• **GIVEN INSTRUCTION**: Copy the data exactly; pictures stay out of the copy.

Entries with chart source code

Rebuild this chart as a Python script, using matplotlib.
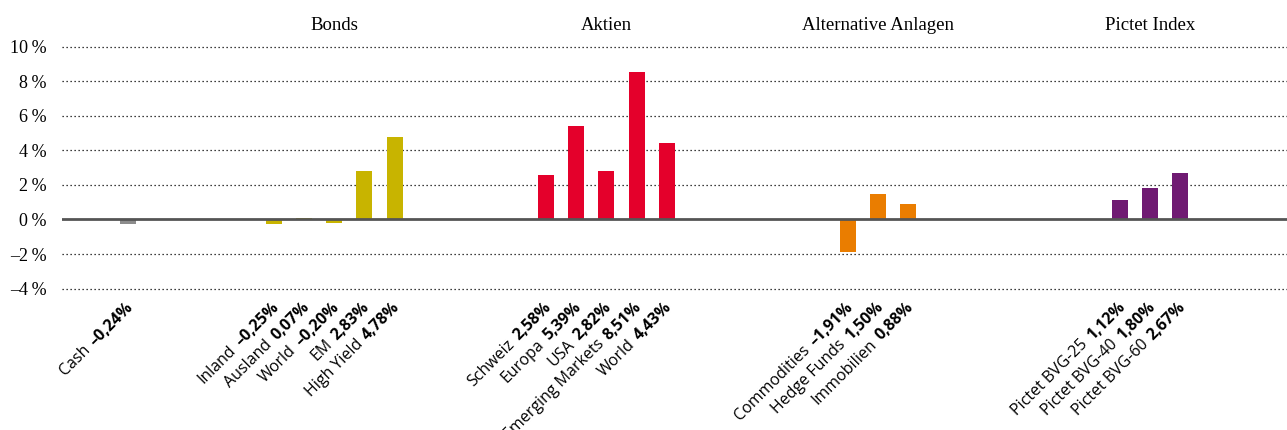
import matplotlib
matplotlib.use("Agg")
import matplotlib.pyplot as plt
from matplotlib.font_manager import FontProperties
import numpy as np

# ---- data ----
groups = ["", "Bonds", "Aktien", "Alternative Anlagen", "Pictet Index"]
cash_names = ["Cash"]
cash_vals = [-0.24]
bond_names = ["Inland", "Ausland", "World", "EM", "High Yield"]
bond_vals = [-0.25, 0.07, -0.20, 2.83, 4.78]
equity_names = ["Schweiz", "Europa", "USA", "Emerging Markets", "World"]
equity_vals = [2.58, 5.39, 2.82, 8.51, 4.43]
alt_names = ["Commodities", "Hedge Funds", "Immobilien"]
alt_vals = [-1.91, 1.50, 0.88]
index_names = ["Pictet BVG-25", "Pictet BVG-40", "Pictet BVG-60"]
index_vals = [1.12, 1.80, 2.67]
yticks = [-4, -2, 0, 2, 4, 6, 8, 10]

# ---- style ----
colors = ["#8c8c8c", "#c8b400", "#e4002b", "#ea7d00", "#6f1a72"]
group_starts = [0.0, 4.83, 13.84, 23.84, 32.85]

names_all = [cash_names, bond_names, equity_names, alt_names, index_names]
vals_all = [cash_vals, bond_vals, equity_vals, alt_vals, index_vals]

fig = plt.figure(figsize=(12.87, 4.30), dpi=100)
ax = fig.add_axes([62 / 1287, 1 - 288.6 / 430, 1 - 62 / 1287, (288.6 - 46.7) / 430])
ax.set_xlim(-2.185, 38.38)
ax.set_ylim(-4, 10)

for y in yticks:
    if y != 0:
        ax.axhline(y, color="black", lw=0.9, ls=(0, (1, 2.2)), zorder=1, clip_on=False)

sans = "Open Sans"
fp_reg = FontProperties(family=sans, size=11.5)
fp_bold = FontProperties(family=sans, size=11.5, weight="bold")

fig.canvas.draw()
renderer = fig.canvas.get_renderer()
px2pt = 72.0 / fig.dpi

def fmt(v):
    s = f"{v:.2f}".replace(".", ",").replace("-", "\u2013")
    return s + "%"

for gi, (names, vals) in enumerate(zip(names_all, vals_all)):
    xs = group_starts[gi] + np.arange(len(vals))
    ax.bar(xs, vals, width=0.53, color=colors[gi], zorder=2)
    if groups[gi]:
        ax.text(xs.mean(), 11.25, groups[gi], ha="center", va="center",
                family="Liberation Serif", fontsize=13.5, clip_on=False)
    for x, n, v in zip(xs, names, vals):
        vs = fmt(v)
        ax.annotate(vs, xy=(x, -4.95), xycoords="data",
                    xytext=(2.0, 0), textcoords="offset points",
                    rotation=45, rotation_mode="anchor", ha="right", va="center",
                    fontproperties=fp_bold, annotation_clip=False)
        w, h, d = renderer.get_text_width_height_descent(vs, fp_bold, ismath=False)
        shift = (w + 6.0) * px2pt
        ax.annotate(n, xy=(x, -4.95), xycoords="data",
                    xytext=(2.0 - shift / np.sqrt(2), -shift / np.sqrt(2)),
                    textcoords="offset points",
                    rotation=45, rotation_mode="anchor", ha="right", va="center",
                    fontproperties=fp_reg, annotation_clip=False)

ax.axhline(0, color="#555555", lw=2.0, zorder=3)

ax.set_yticks(yticks)
ax.set_yticklabels([(f"{t}\u2009%").replace("-", "\u2013") for t in yticks],
                   family="Liberation Serif", fontsize=13)
ax.tick_params(axis="y", length=0, pad=11)
ax.set_xticks([])
for s in ax.spines.values():
    s.set_visible(False)

fig.savefig("out.png", dpi=100)
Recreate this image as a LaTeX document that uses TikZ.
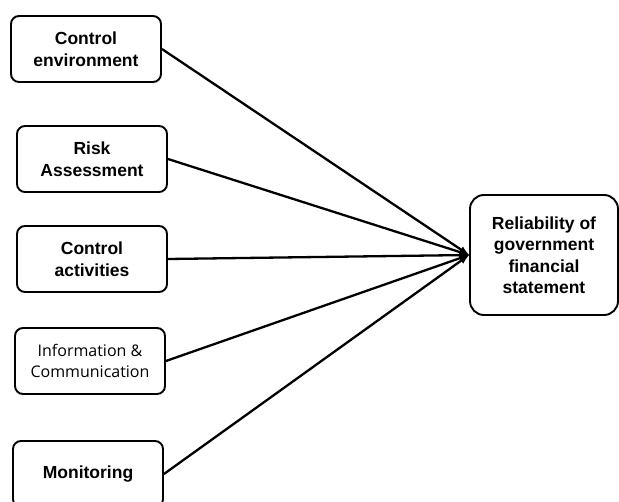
\documentclass[tikz,border=0pt]{standalone}
\usepackage{fontspec}
\setmainfont{Liberation Sans}
\newfontfamily\infofont{Open Sans}
\usepackage{tikz}
\usetikzlibrary{positioning,shapes,arrows}

\begin{document}
\begin{tikzpicture}[x=1pt,y=-1pt]
\tikzstyle{every node}+=[inner sep=0pt]
\tikzstyle{factor}=[draw, line width=1.9pt, rounded corners=8pt, minimum width=150pt, minimum height=66pt, align=center, font=\bfseries\fontsize{17.5}{21.5}\selectfont]
\useasboundingbox (0,0) rectangle (619,502);
% components
\node [factor] (env) at (86,49) {Control\\environment};
\node [factor] (risk) at (92,159) {Risk\\Assessment};
\node [factor] (act) at (92,259) {Control\\activities};
\node [factor, font=\infofont\fontsize{16}{21.5}\selectfont] (info) at (90,361) {Information \&\\Communication};
\node [factor] (mon) at (88,474) {Monitoring};
% outcome
\node [factor, minimum width=148pt, minimum height=120pt, rounded corners=14pt] (rel) at (544,255) {Reliability of\\government\\financial\\statement};
% links
\foreach \n in {env,risk,act,info,mon}
  \draw [line width=2.3pt, -latex] (\n.east) -- (rel.west);
\end{tikzpicture}
\end{document}
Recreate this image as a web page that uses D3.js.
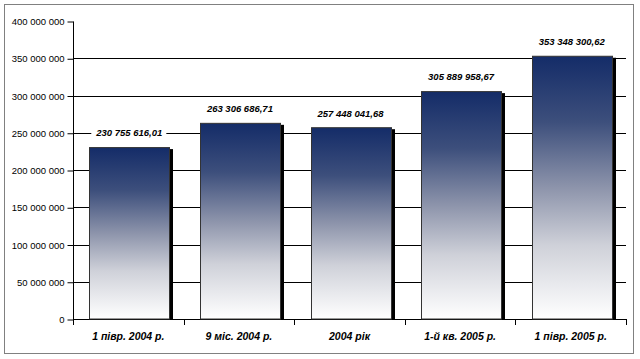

• **TASK RESULT**:
Rebuild this chart as a Python script, using matplotlib.
import matplotlib
matplotlib.use("Agg")
import matplotlib.pyplot as plt
from matplotlib.font_manager import FontProperties
import numpy as np

# ---- data ----
groups = ["", "Bonds", "Aktien", "Alternative Anlagen", "Pictet Index"]
cash_names = ["Cash"]
cash_vals = [-0.24]
bond_names = ["Inland", "Ausland", "World", "EM", "High Yield"]
bond_vals = [-0.25, 0.07, -0.20, 2.83, 4.78]
equity_names = ["Schweiz", "Europa", "USA", "Emerging Markets", "World"]
equity_vals = [2.58, 5.39, 2.82, 8.51, 4.43]
alt_names = ["Commodities", "Hedge Funds", "Immobilien"]
alt_vals = [-1.91, 1.50, 0.88]
index_names = ["Pictet BVG-25", "Pictet BVG-40", "Pictet BVG-60"]
index_vals = [1.12, 1.80, 2.67]
yticks = [-4, -2, 0, 2, 4, 6, 8, 10]

# ---- style ----
colors = ["#8c8c8c", "#c8b400", "#e4002b", "#ea7d00", "#6f1a72"]
group_starts = [0.0, 4.83, 13.84, 23.84, 32.85]

names_all = [cash_names, bond_names, equity_names, alt_names, index_names]
vals_all = [cash_vals, bond_vals, equity_vals, alt_vals, index_vals]

fig = plt.figure(figsize=(12.87, 4.30), dpi=100)
ax = fig.add_axes([62 / 1287, 1 - 288.6 / 430, 1 - 62 / 1287, (288.6 - 46.7) / 430])
ax.set_xlim(-2.185, 38.38)
ax.set_ylim(-4, 10)

for y in yticks:
    if y != 0:
        ax.axhline(y, color="black", lw=0.9, ls=(0, (1, 2.2)), zorder=1, clip_on=False)

sans = "Open Sans"
fp_reg = FontProperties(family=sans, size=11.5)
fp_bold = FontProperties(family=sans, size=11.5, weight="bold")

fig.canvas.draw()
renderer = fig.canvas.get_renderer()
px2pt = 72.0 / fig.dpi

def fmt(v):
    s = f"{v:.2f}".replace(".", ",").replace("-", "\u2013")
    return s + "%"

for gi, (names, vals) in enumerate(zip(names_all, vals_all)):
    xs = group_starts[gi] + np.arange(len(vals))
    ax.bar(xs, vals, width=0.53, color=colors[gi], zorder=2)
    if groups[gi]:
        ax.text(xs.mean(), 11.25, groups[gi], ha="center", va="center",
                family="Liberation Serif", fontsize=13.5, clip_on=False)
    for x, n, v in zip(xs, names, vals):
        vs = fmt(v)
        ax.annotate(vs, xy=(x, -4.95), xycoords="data",
                    xytext=(2.0, 0), textcoords="offset points",
                    rotation=45, rotation_mode="anchor", ha="right", va="center",
                    fontproperties=fp_bold, annotation_clip=False)
        w, h, d = renderer.get_text_width_height_descent(vs, fp_bold, ismath=False)
        shift = (w + 6.0) * px2pt
        ax.annotate(n, xy=(x, -4.95), xycoords="data",
                    xytext=(2.0 - shift / np.sqrt(2), -shift / np.sqrt(2)),
                    textcoords="offset points",
                    rotation=45, rotation_mode="anchor", ha="right", va="center",
                    fontproperties=fp_reg, annotation_clip=False)

ax.axhline(0, color="#555555", lw=2.0, zorder=3)

ax.set_yticks(yticks)
ax.set_yticklabels([(f"{t}\u2009%").replace("-", "\u2013") for t in yticks],
                   family="Liberation Serif", fontsize=13)
ax.tick_params(axis="y", length=0, pad=11)
ax.set_xticks([])
for s in ax.spines.values():
    s.set_visible(False)

fig.savefig("out.png", dpi=100)
Recreate this image as a LaTeX document that uses TikZ.
\documentclass[tikz,border=0pt]{standalone}
\usepackage{fontspec}
\setmainfont{Liberation Sans}
\newfontfamily\infofont{Open Sans}
\usepackage{tikz}
\usetikzlibrary{positioning,shapes,arrows}

\begin{document}
\begin{tikzpicture}[x=1pt,y=-1pt]
\tikzstyle{every node}+=[inner sep=0pt]
\tikzstyle{factor}=[draw, line width=1.9pt, rounded corners=8pt, minimum width=150pt, minimum height=66pt, align=center, font=\bfseries\fontsize{17.5}{21.5}\selectfont]
\useasboundingbox (0,0) rectangle (619,502);
% components
\node [factor] (env) at (86,49) {Control\\environment};
\node [factor] (risk) at (92,159) {Risk\\Assessment};
\node [factor] (act) at (92,259) {Control\\activities};
\node [factor, font=\infofont\fontsize{16}{21.5}\selectfont] (info) at (90,361) {Information \&\\Communication};
\node [factor] (mon) at (88,474) {Monitoring};
% outcome
\node [factor, minimum width=148pt, minimum height=120pt, rounded corners=14pt] (rel) at (544,255) {Reliability of\\government\\financial\\statement};
% links
\foreach \n in {env,risk,act,info,mon}
  \draw [line width=2.3pt, -latex] (\n.east) -- (rel.west);
\end{tikzpicture}
\end{document}
Recreate this image as a web page that uses D3.js.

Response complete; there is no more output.